Foreign influence fear seen as basis for regulatory delays by governments

PUBLISHED : Wednesday, 10 June, 1998, 12:00am
UPDATED : Wednesday, 10 June, 1998, 12:00am

The failure of governments across Asia to pass legislation to regulate broadcasting because of concern about foreign influence is harming development of broadcasting in the region, Cable and Satellite Broadcasting Association of Asia president S.K. Fung says.

'The governments have got a long way to go before they can call their cable and satellite TV industries deregulated. To get that, you have to allow foreign competition - you should let the marketplace work,' Mr Fung said.

Governments in India, South Korea, Hong Kong, Taiwan and the Philippines have been drawing up, redrawing and attempting to pass industry legislation.
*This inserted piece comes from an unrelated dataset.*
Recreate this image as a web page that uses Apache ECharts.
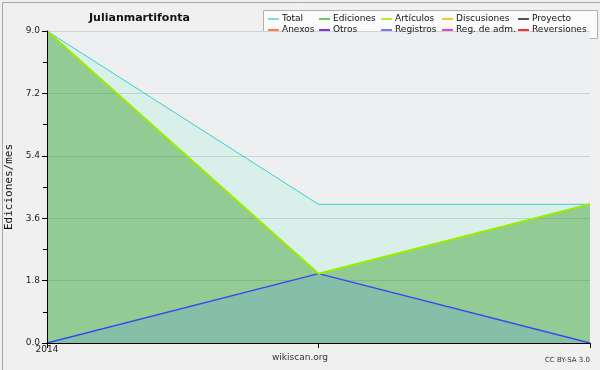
<!DOCTYPE html>
<html><head><meta charset="utf-8">
<script src="https://cdn.jsdelivr.net/npm/echarts@6/dist/echarts.min.js"></script>
<style>html,body{margin:0;padding:0;background:#f0f0f0}#c{width:600px;height:370px}</style>
</head><body><div id="c"></div>
<script>
var categories = ['2014', '2014-b', '2014-c'];
var xTickLabels = ['2014', '', ''];
var yTicks = [0, 1.8, 3.6, 5.4, 7.2, 9.0];
var total = [9, 4, 4];
var ediciones = [9, 2, 4];
var articulos = [9, 2, 4];
var registros = [0, 2, 0];
var legendCols = [['Total', 'Anexos'], ['Ediciones', 'Otros'], ['Artículos', 'Registros'], ['Discusiones', 'Reg. de adm.'], ['Proyecto', 'Reversiones']];
var legendColors = {'Total':'#7fdcdc','Ediciones':'#6cc86c','Artículos':'#b8ec30','Discusiones':'#f8c828','Proyecto':'#555555','Anexos':'#f88040','Otros':'#8030e0','Registros':'#7878ff','Reg. de adm.':'#e040e8','Reversiones':'#f83030'};

var chart = echarts.init(document.getElementById('c'), null, {renderer:'canvas'});
var F = 'DejaVu Sans';
var colX = [268, 319, 381, 442, 518];
var legends = legendCols.map(function(col, i){
  return {
    orient:'vertical', left: colX[i], top: 14, itemWidth: 11, itemHeight: 2, itemGap: 1,
    icon:'rect', selectedMode:false, padding:0,
    data: col.map(function(n){return {name:n, itemStyle:{color:legendColors[n]}};}),
    textStyle:{fontFamily:F, fontSize:9, color:'#111', padding:[1,0,0,-2], lineHeight:9}
  };
});
var series = [];
function mk(name, data, color, area, width, z){
  return {name:name, type:'line', data:data, symbol:'none', smooth:false, z:z,
    lineStyle:{color:color, width:width}, itemStyle:{color:legendColors[name]||color},
    areaStyle: area ? {color:area, opacity:1} : undefined};
}
series.push(mk('Total', total, '#38d0d0', '#d9f0ea', 1, 2));
series.push(mk('Ediciones', ediciones, '#6cc86c', '#93cb94', 1, 3));
series.push(mk('Artículos', articulos, '#99ee00', null, 2, 6));
var reg = mk('Registros', registros, '#3848f0', '#86bfa8', 1.3, 5);
reg.markLine = {silent:true, symbol:'none', label:{show:false}, animation:false,
  lineStyle:{color:'rgba(90,90,90,0.2)', type:'solid', width:1},
  data: yTicks.slice(1).map(function(v){return {yAxis:v};})};
series.push(reg);
['Discusiones','Proyecto','Anexos','Otros','Reg. de adm.','Reversiones'].forEach(function(n){
  series.push({name:n, type:'line', data:[], symbol:'none', itemStyle:{color:legendColors[n]}, lineStyle:{color:legendColors[n]}});
});

chart.setOption({
  animation:false,
  backgroundColor:'#f0f0f0',
  title:{text:'Julianmartifonta', left:84, top:8,
    textStyle:{fontFamily:F, fontSize:11, fontWeight:'bold', color:'#111'}},
  legend: legends,
  grid:{left:47, right:10, top:31, bottom:27, show:true, backgroundColor:'#eeeff1', borderWidth:0, containLabel:false, outerBoundsMode:'none'},
  xAxis:{type:'category', data:categories, boundaryGap:false, z:10,
    axisLine:{lineStyle:{color:'#000', width:1}},
    axisTick:{show:true, length:5, inside:false, lineStyle:{color:'#000'}},
    axisLabel:{formatter:function(v, i){return xTickLabels[i];}, fontFamily:F, fontSize:9, color:'#222', margin:2, align:'center', interval:0},
    splitLine:{show:false}},
  yAxis:{type:'value', min:0, max:9, interval:1.8, name:'Ediciones/mes', nameLocation:'middle', nameGap:30, z:10,
    nameTextStyle:{fontFamily:'DejaVu Sans Mono', fontSize:11, color:'#111'},
    axisLine:{show:true, lineStyle:{color:'#000'}},
    axisTick:{show:true, length:5, lineStyle:{color:'#000'}},
    minorTick:{show:true, splitNumber:2, length:4, lineStyle:{color:'#000'}},
    axisLabel:{formatter:function(v){return v.toFixed(1);}, fontFamily:F, fontSize:9, color:'#222', margin:7},
    splitLine:{show:false}},
  graphic:[
    {type:'rect', z:-1, left:0, top:0, shape:{x:0.5, y:0.5, width:599, height:369}, style:{fill:'none', stroke:'#a8a8a8', lineWidth:1}},
    {type:'rect', z:-1, left:263, top:10, shape:{width:334, height:28}, style:{fill:'#fbfbfb', stroke:'#b0b0b0', lineWidth:1}},
    {type:'text', left:'center', top:353, style:{text:'wikiscan.org', font:'9px "DejaVu Sans"', fill:'#333'}},
    {type:'text', right:10, top:357, style:{text:'CC BY-SA 3.0', font:'7px "DejaVu Sans"', fill:'#333'}}
  ],
  series: series
});
</script></body></html>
Political infighting and the problem of keeping pace with advances in technology are cited as the main reasons for the hold-ups.

Star TV chief executive Gary Davey said bureaucrats could be excused for finding it hard to keep abreast of new developments.

'I think that one of the problems about formulating broadcasting regulations is that everything changes so quickly,' he said. 'Governments like India's are having to invent the wheel in the jet age when it comes to drafting legislation. It is very hard trying to anticipate the advent of technology like digital TV.' Observers, however, feel concerns about the role of non-nationals are the bedrock reason for the snail's pace of legislation.

In India, the nationalist Bharatiya Janata Party (BJP) has sought to curtail the influence of non-Indian companies since it was elected this year.

Last month it lifted a ban on uplinking TV signals from ground stations to satellites - with the condition that companies involved are 80 per cent Indian owned.

The BJP also is strongly advocating a foreign-ownership cap of between 25 per cent and 49 per cent on any firm involved in the Indian broadcasting industry.

In Taiwan, Elite International law offices partner Arthu Hsieh said that in the past few years there had been seven versions of proposed amendments to alter the 1993 Cable TV laws.

In addition, there had been three widely different drafts of the Satellite TV law.

Differences in the drafts centres on the influence of non-Taiwanese businesses, although Mr Hsieh said a consensus appeared to have been reached to cap foreign investment at 30 per cent, with a further 20 per cent in indirect investment.

After News Corp chairman Rupert Murdoch met South Korean president Kim Dae-jung in Seoul in February, there was speculation that country's strictures against foreign participation in the TV sector in particular would be eased.

A government-appointed committee was convened to examine whether the 15 per cent foreign-ownership limit could be increased in the satellite TV sector, possibly to as high as 49 per cent.

There are hopes the legislation could go before legislators this month and be passed by September.

Groups are rallying against the increased involvement of non-Korean interests. The powerful Korean Broadcasting Union, in particular, said that instead of encouraging foreigners, Mr Kim's government should invest in domestic media companies to improve standards nationally.